An unvaccinated teacher who showed up to her elementary school classroom in Marin County, California, while experiencing symptoms such as “cough, subjective fever, and headache” ended up infecting half of her students with Covid-19 as well as some of their family members, according to a report from the Centers for Disease Control and Prevention released Friday.
Officials from the Marin County Department of Public Health initiated an investigation into the classroom outbreak on May 26, three days after the teacher reported testing positive for Covid-19. The teacher, who initially attributed symptoms to allergies, was one of only two staff members that had not been vaccinated at the elementary school.
Among the teacher’s 24 students, 22 who were ineligible for vaccination because of age were tested. Twelve tested positive for the virus, according to the report, written by county health officials and experts at the University of California’s Berkeley, Davis and Santa Cruz campuses.
Children under 12 are ineligible for vaccination, meaning that their safety is dependent on others adults to get vaccinated to minimize exposure to the virus, according to the CDC.

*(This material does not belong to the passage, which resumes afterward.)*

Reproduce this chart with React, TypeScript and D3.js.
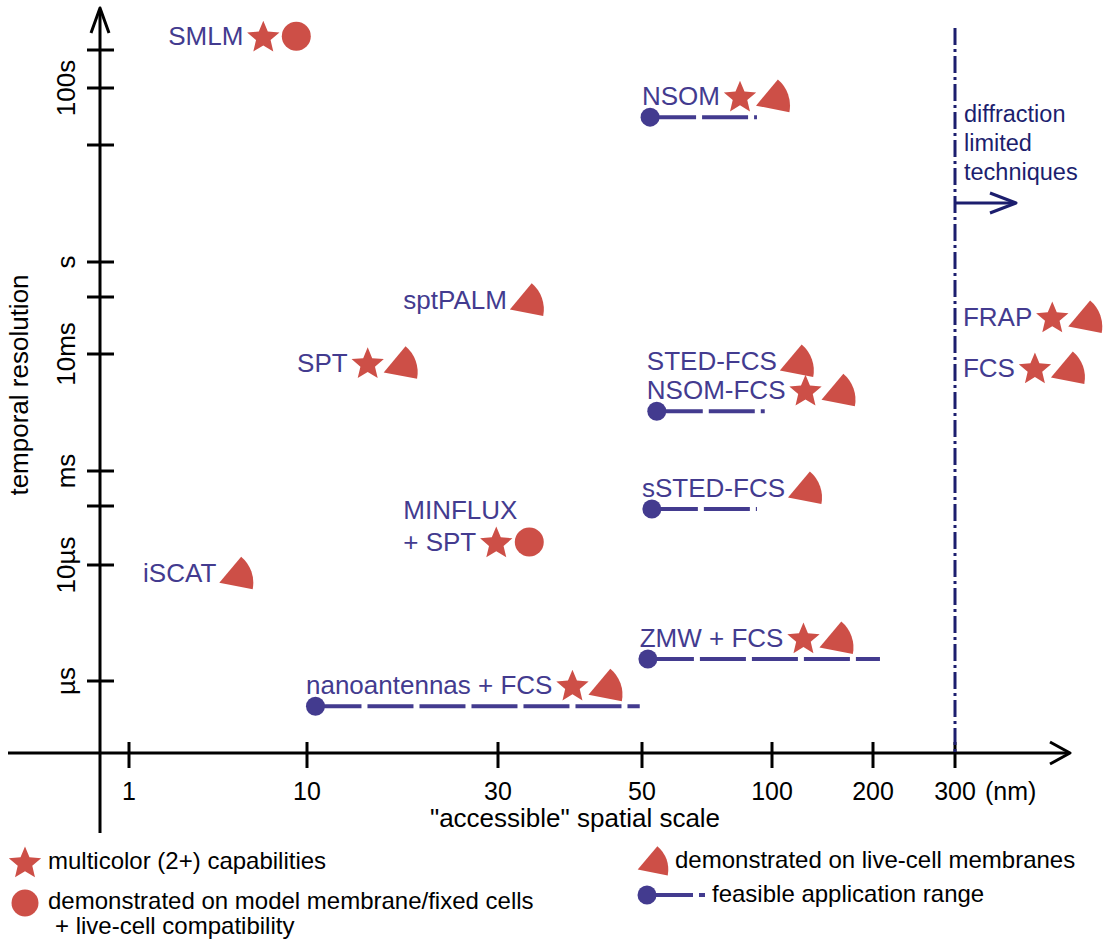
import React, { useRef, useEffect } from "react";
import * as d3 from "d3";

// spatial scale ticks (nm)
const xTicks = [1, 10, 30, 50, 100, 200, 300];
// temporal ticks (s) and their labels
const yTicks = [1e-6, 1e-5, 1e-4, 1e-3, 1e-2, 1e-1, 1, 10, 100, 1000];
const yTickLabels = ["µs", "10µs", "", "ms", "10ms", "", "s", "", "100s", ""];

// techniques: label, where the label starts (nm), temporal resolution (s)
const techniqueNames = [
  "SMLM", "NSOM", "sptPALM", "SPT", "STED-FCS", "NSOM-FCS", "FRAP", "FCS",
  "sSTED-FCS", "MINFLUX\n+ SPT", "iSCAT", "ZMW + FCS", "nanoantennas + FCS",
];
const techniqueNm = [1.66, 50, 17.4, 8.8, 51.3, 51.3, 312, 312, 50, 17.4, 1.2, 49.6, 9.87];
const techniqueTime = [2300, 72, 0.089, 0.0084, 0.0087, 0.0049, 0.0446, 0.0076, 3.27e-4, 2.45e-5, 8.5e-6, 2.35e-6, 9.2e-7];
const techniqueMarkers = [
  ["star", "circle"], ["star", "triangle"], ["triangle"], ["star", "triangle"],
  ["triangle"], ["star", "triangle"], ["star", "triangle"], ["star", "triangle"],
  ["triangle"], ["star", "circle"], ["triangle"], ["star", "triangle"], ["star", "triangle"],
];
// feasible application range (nm), null = none
const rangeStart = [null, 52.2, null, null, null, 54.1, null, null, 52.7, null, null, 51.6, 10.5];
const rangeEnd = [null, 92.3, null, null, null, 96.2, null, null, 92.3, null, null, 207, 49.6];

const diffractionLimit = 300;
const diffractionText = ["diffraction", "limited", "techniques"];

const PURPLE = "#433b8f";
const RED = "#cd4f47";
const NAVY = "#1c1e6e";
const FONT = "'Liberation Sans', Arial, Helvetica, sans-serif";

export default function App() {
  const svgRef = useRef(null);

  useEffect(() => {
    const svg = d3.select(svgRef.current);
    svg.selectAll("*").remove();
    svg.attr("font-family", FONT);

    // piecewise log scales, like the hand-spaced axes of the figure
    const x = d3.scaleLog().domain(xTicks).range([129, 307, 498, 642, 772, 873, 955]);
    const y = d3.scaleLog().domain(yTicks).range([681, 565, 506, 471, 354, 297, 262, 145, 88, 50]);

    // a slightly chunky five pointed star
    const starPath = (R) =>
      d3.lineRadial()
        .angle((d, i) => (i * Math.PI) / 5)
        .radius((d, i) => (i % 2 ? R * 0.45 : R))
        .curve(d3.curveLinearClosed)(d3.range(10));
    const wedge = (r) =>
      d3.arc()({ innerRadius: 0, outerRadius: r, startAngle: (40 * Math.PI) / 180, endAngle: (101 * Math.PI) / 180 });

    const drawMarker = (g, type, cx, cy, scale = 1) => {
      if (type === "star") {
        g.append("path").attr("d", starPath(17 * scale))
          .attr("transform", `translate(${cx},${cy + 1.5})`).attr("fill", RED);
      } else if (type === "circle") {
        g.append("circle").attr("cx", cx).attr("cy", cy).attr("r", 14.5 * scale).attr("fill", RED);
      } else {
        const r = 34 * scale;
        g.append("path").attr("d", wedge(r))
          .attr("transform", `translate(${cx - r / 2},${cy + 0.28 * r})`).attr("fill", RED);
      }
    };

    // axes
    const axes = svg.append("g").attr("stroke", "black").attr("stroke-width", 3).attr("fill", "none");
    axes.append("line").attr("x1", 100).attr("x2", 100).attr("y1", 9).attr("y2", 833);
    axes.append("path").attr("d", "M91,33L100,8L109,33").attr("stroke-linejoin", "round");
    axes.append("line").attr("x1", 8).attr("x2", 1069).attr("y1", 753).attr("y2", 753);
    axes.append("path").attr("d", "M1050,742L1070,753L1050,764").attr("stroke-linejoin", "round");

    axes.selectAll(".ytick").data(yTicks).join("line").attr("class", "ytick")
      .attr("x1", 87).attr("x2", 114).attr("y1", (d) => y(d)).attr("y2", (d) => y(d));
    axes.selectAll(".xtick").data(xTicks).join("line").attr("class", "xtick")
      .attr("y1", 742).attr("y2", 768).attr("x1", (d) => x(d)).attr("x2", (d) => x(d));

    svg.append("g").selectAll("text").data(yTicks).join("text")
      .attr("transform", (d) => `translate(75,${y(d)}) rotate(-90)`)
      .attr("text-anchor", "middle").attr("font-size", 26)
      .text((d, i) => yTickLabels[i]);
    svg.append("g").selectAll("text").data(xTicks).join("text")
      .attr("x", (d) => x(d)).attr("y", 800).attr("text-anchor", "middle").attr("font-size", 25)
      .text((d) => d);
    svg.append("text").attr("x", x(300) + 30).attr("y", 800).attr("font-size", 25).text("(nm)");
    svg.append("text").attr("x", 575).attr("y", 827).attr("text-anchor", "middle").attr("font-size", 26)
      .text('"accessible" spatial scale');
    svg.append("text").attr("transform", "translate(28,385) rotate(-90)").attr("text-anchor", "middle")
      .attr("font-size", 26).text("temporal resolution");

    // diffraction limit
    const xd = x(diffractionLimit);
    svg.append("line").attr("x1", xd).attr("x2", xd).attr("y1", 28).attr("y2", 753)
      .attr("stroke", NAVY).attr("stroke-width", 3).attr("stroke-dasharray", "17 4 3 4");
    svg.append("g").selectAll("text").data(diffractionText).join("text")
      .attr("x", xd + 9).attr("y", (d, i) => 122 + i * 29).attr("font-size", 23.5).attr("fill", NAVY)
      .text((d) => d);
    svg.append("line").attr("x1", xd).attr("x2", xd + 60).attr("y1", 203).attr("y2", 203)
      .attr("stroke", NAVY).attr("stroke-width", 3);
    svg.append("path").attr("d", `M${xd + 35},193L${xd + 61},203L${xd + 35},213`)
      .attr("fill", "none").attr("stroke", NAVY).attr("stroke-width", 3).attr("stroke-linejoin", "round");

    // techniques
    techniqueNames.forEach((name, i) => {
      const g = svg.append("g");
      const x0 = x(techniqueNm[i]);
      const cy = y(techniqueTime[i]);
      const lines = name.split("\n");
      let last = null;
      lines.forEach((line, k) => {
        last = g.append("text").attr("x", x0).attr("y", cy + 9 - (lines.length - 1 - k) * 32)
          .attr("font-size", 26).attr("fill", PURPLE).text(line);
      });
      const w = last.node().getComputedTextLength();
      let mx = x0 + w + 20;
      techniqueMarkers[i].forEach((m) => {
        drawMarker(g, m, mx, cy);
        mx += 33;
      });
      if (rangeStart[i] != null) {
        const ly = cy + 21;
        g.append("line").attr("x1", x(rangeStart[i])).attr("x2", x(rangeEnd[i])).attr("y1", ly).attr("y2", ly)
          .attr("stroke", PURPLE).attr("stroke-width", 4).attr("stroke-dasharray", "46 6");
        g.append("circle").attr("cx", x(rangeStart[i])).attr("cy", ly).attr("r", 9.5).attr("fill", PURPLE);
      }
    });

    // legend
    const lg = svg.append("g").attr("font-size", 24).attr("fill", "black");
    drawMarker(lg, "star", 25, 862);
    lg.append("text").attr("x", 48).attr("y", 869).text("multicolor (2+) capabilities");
    drawMarker(lg, "circle", 25, 903, 0.93);
    lg.append("text").attr("x", 48).attr("y", 909).text("demonstrated on model membrane/fixed cells");
    lg.append("text").attr("x", 55).attr("y", 934).text("+ live-cell compatibility");
    drawMarker(lg, "triangle", 653, 861, 0.9);
    lg.append("text").attr("x", 675).attr("y", 868).text("demonstrated on live-cell membranes");
    lg.append("line").attr("x1", 647).attr("x2", 705).attr("y1", 895).attr("y2", 895)
      .attr("stroke", PURPLE).attr("stroke-width", 4).attr("stroke-dasharray", "46 6");
    lg.append("circle").attr("cx", 647).attr("cy", 895).attr("r", 9.5).attr("fill", PURPLE);
    lg.append("text").attr("x", 712).attr("y", 902).text("feasible application range");
  }, []);

  return (
    <div style={{ position: "absolute", left: 0, top: 0, background: "white" }}>
      <svg ref={svgRef} width={1105} height={941} style={{ display: "block" }}></svg>
    </div>
  );
}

Experts concluded that the attack rate in the affected classroom was 50 percent, but the students seating closest to the teacher’s desk faced an increased risk of infection. The attack rate in the two rows seated closest to the teacher’s desk was 80 percent, the CDC reported.
A majority of the students sitting in the first two rows of the classroom contracted the virus, while a minority of those sitting at the back of the class were infected. The teacher occasionally read aloud to students while unmasked, despite school requirements to mask while indoors, according to the report.

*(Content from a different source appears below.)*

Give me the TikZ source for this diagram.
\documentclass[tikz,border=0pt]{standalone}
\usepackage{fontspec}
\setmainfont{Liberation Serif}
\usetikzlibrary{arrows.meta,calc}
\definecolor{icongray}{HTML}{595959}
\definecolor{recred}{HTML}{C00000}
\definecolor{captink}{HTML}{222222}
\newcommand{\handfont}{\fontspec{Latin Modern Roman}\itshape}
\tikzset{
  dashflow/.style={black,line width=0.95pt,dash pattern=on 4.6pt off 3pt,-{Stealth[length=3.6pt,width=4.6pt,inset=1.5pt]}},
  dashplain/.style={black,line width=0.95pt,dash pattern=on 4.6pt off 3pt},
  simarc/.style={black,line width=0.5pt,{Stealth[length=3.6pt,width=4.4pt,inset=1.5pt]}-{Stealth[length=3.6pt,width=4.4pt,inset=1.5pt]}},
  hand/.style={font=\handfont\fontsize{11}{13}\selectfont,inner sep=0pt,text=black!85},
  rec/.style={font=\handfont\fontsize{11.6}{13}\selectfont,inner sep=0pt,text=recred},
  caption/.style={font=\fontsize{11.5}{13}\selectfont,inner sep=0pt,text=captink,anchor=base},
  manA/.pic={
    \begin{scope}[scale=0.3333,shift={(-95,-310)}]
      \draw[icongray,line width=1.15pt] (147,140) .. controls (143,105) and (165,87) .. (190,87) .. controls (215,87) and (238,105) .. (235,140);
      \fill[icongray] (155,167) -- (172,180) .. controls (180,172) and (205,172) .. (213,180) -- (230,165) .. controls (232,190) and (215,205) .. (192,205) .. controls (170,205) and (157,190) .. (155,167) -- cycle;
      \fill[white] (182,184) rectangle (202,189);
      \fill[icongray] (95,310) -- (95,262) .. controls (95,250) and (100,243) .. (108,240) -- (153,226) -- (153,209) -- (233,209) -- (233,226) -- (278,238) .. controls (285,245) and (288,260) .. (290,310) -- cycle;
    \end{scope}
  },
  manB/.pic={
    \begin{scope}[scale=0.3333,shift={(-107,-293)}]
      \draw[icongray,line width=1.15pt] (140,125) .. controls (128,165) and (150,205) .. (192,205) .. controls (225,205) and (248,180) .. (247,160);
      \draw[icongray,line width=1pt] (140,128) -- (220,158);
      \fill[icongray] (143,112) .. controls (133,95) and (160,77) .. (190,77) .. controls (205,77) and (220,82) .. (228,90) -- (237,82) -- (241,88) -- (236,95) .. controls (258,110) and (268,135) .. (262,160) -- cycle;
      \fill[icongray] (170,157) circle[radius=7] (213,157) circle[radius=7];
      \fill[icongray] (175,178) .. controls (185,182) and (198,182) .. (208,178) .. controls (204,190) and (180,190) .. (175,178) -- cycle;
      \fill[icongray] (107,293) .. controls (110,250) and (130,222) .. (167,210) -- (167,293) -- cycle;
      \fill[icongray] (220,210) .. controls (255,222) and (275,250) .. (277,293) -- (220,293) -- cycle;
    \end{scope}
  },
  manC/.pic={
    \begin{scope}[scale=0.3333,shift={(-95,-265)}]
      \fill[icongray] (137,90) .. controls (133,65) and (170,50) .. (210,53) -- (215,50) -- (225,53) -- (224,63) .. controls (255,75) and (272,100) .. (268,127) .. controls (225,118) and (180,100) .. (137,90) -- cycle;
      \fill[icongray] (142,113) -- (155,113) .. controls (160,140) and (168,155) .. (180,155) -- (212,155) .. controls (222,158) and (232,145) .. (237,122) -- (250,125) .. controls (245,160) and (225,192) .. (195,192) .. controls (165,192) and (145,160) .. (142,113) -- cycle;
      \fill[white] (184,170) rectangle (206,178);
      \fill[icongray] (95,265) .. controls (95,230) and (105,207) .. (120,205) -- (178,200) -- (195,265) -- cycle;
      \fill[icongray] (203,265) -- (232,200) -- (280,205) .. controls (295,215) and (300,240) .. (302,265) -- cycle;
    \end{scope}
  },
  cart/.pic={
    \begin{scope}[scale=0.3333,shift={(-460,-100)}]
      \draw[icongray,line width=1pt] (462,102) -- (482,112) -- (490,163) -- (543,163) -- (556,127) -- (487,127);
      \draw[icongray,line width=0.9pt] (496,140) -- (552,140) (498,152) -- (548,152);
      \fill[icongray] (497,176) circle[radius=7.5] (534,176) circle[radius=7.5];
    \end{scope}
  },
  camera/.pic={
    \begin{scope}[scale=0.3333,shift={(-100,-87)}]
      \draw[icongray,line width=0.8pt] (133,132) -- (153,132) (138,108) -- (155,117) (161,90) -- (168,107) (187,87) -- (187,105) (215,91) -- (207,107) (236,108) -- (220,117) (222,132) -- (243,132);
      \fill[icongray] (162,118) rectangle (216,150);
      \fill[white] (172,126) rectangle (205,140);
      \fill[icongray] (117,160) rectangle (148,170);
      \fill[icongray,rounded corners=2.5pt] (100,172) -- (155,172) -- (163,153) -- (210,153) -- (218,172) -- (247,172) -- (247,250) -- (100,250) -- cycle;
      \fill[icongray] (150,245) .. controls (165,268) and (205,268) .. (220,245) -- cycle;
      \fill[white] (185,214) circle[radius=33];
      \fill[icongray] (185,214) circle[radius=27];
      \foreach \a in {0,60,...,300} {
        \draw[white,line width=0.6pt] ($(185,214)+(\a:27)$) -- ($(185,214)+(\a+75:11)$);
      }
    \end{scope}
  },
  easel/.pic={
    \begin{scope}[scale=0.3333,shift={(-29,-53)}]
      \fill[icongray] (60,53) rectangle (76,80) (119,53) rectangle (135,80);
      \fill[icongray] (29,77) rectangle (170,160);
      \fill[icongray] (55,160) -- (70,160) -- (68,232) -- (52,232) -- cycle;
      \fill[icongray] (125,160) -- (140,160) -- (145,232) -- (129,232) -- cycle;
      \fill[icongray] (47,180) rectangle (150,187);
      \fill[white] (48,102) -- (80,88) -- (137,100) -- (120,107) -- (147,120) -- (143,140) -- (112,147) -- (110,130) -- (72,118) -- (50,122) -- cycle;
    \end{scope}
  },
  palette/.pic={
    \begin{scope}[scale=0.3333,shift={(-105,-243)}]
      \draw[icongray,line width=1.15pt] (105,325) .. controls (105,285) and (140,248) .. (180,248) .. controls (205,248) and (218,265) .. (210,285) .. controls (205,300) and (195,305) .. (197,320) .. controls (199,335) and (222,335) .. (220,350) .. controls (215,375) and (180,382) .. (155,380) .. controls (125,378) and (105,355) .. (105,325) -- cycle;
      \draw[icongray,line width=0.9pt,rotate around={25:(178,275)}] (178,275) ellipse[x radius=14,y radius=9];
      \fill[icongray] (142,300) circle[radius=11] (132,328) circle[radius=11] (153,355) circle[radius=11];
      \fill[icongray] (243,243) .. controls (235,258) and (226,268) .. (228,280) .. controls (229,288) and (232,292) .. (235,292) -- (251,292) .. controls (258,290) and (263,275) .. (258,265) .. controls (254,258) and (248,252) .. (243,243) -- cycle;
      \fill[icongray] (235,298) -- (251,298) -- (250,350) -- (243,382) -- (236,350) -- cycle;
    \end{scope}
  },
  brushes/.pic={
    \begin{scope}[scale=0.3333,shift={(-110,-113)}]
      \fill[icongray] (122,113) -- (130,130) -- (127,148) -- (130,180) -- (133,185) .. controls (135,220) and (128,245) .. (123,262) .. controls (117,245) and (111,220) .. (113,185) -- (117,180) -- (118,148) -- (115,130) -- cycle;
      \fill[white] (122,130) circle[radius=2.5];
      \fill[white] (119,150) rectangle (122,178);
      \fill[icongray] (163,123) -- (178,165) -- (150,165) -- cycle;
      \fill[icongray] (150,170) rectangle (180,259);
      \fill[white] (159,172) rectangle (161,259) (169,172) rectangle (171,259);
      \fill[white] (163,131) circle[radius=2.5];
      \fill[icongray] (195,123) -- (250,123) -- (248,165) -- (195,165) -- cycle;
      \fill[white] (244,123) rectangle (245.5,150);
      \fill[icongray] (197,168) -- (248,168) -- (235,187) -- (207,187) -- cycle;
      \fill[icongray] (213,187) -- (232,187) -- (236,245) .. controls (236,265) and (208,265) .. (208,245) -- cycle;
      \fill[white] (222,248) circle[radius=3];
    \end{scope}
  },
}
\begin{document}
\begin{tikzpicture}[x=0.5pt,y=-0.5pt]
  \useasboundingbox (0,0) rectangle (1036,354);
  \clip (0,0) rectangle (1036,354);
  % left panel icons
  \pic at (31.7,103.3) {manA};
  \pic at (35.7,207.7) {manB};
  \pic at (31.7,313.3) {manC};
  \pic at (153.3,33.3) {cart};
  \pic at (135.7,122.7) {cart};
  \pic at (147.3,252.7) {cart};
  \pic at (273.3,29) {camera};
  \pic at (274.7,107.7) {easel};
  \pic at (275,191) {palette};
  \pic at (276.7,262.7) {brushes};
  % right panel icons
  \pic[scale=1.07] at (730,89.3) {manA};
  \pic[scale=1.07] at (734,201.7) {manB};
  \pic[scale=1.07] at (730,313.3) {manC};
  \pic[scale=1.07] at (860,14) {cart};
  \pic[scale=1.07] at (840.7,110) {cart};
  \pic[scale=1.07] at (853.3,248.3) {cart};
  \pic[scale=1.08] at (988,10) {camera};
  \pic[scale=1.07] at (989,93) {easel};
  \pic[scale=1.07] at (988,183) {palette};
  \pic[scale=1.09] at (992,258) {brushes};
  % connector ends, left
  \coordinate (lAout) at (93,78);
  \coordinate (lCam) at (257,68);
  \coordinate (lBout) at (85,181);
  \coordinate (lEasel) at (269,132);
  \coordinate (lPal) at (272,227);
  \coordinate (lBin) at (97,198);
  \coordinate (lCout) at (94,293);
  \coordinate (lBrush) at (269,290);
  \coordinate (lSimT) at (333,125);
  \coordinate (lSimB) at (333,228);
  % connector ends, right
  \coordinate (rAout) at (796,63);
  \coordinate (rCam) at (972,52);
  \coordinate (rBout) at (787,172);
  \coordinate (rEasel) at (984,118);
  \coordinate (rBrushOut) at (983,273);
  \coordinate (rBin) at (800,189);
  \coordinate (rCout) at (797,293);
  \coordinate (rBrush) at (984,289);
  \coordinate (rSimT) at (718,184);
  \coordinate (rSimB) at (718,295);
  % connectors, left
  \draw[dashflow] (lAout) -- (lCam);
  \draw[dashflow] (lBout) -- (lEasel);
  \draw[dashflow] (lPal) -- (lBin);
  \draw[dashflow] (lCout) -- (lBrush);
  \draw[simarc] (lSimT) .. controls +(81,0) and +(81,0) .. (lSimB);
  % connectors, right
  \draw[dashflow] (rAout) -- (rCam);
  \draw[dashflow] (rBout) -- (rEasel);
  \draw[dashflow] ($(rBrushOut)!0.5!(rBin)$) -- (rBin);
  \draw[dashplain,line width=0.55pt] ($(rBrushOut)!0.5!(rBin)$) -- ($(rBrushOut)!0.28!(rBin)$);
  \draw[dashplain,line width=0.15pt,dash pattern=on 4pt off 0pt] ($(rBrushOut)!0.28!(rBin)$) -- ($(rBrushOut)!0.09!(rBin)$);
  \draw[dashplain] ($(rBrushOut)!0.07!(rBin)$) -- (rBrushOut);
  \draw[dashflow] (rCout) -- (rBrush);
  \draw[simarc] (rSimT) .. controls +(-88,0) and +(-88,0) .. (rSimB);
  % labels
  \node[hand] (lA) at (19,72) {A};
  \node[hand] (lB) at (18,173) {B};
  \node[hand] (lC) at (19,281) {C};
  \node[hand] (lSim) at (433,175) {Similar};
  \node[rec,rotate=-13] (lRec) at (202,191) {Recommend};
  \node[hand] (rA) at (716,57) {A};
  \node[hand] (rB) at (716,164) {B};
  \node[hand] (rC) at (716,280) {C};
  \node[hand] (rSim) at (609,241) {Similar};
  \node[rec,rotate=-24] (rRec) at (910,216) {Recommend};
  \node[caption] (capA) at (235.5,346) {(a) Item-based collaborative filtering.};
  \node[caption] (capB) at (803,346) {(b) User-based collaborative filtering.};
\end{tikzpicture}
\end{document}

Four students from other classrooms also tested positive to Covid-19. They were all siblings of three students in the unvaccinated teacher’s classroom, “and exposure was assumed to have occurred in their respective homes,” the CDC reported.
Four parents of children at the school were later infected in the outbreak, according to the report. Of the infected parents, only one was unvaccinated. The vaccinated experienced symptoms including fever, chills, cough, headache and loss of smell.
Additionally, six students from a different grade also tested positive for Covid-19 after one student hosted a sleepover with two other students from the same class, the CDC reported. All students infected in this classroom were also ineligible for vaccination due to age.
Certain specimen evidence gathered throughout the investigation suggests “that infections occurring in the two grades likely were part of the same outbreak.”
A total of 26 elementary school students and their contacts got infected following exposure to the unvaccinated teacher. At least 18 of them contracted the delta variant, the CDC concluded.
“The outbreak’s attack rate highlights the Delta variant’s increased transmissibility and potential for rapid spread, especially in unvaccinated populations such as schoolchildren too young for vaccination,” the report reads.
Experts also concluded that the outbreak’s impact on the broader community may have been limited thanks to Marin County’s high vaccination rate, one of the best in California. At the time of the outbreak, 72 percent of eligible people had been fully vaccinated in the city where the school is located, according to the report.
CDC recommends all students wear masks when they return to school
However, new evidence of the delta variant’s “high transmissibility, even among fully vaccinated persons, supports recommendations for universal masking in schools. … Proper masking, routine testing, ventilation, and staying home while symptomatic are important to ensure safe school instruction,” the CDC said.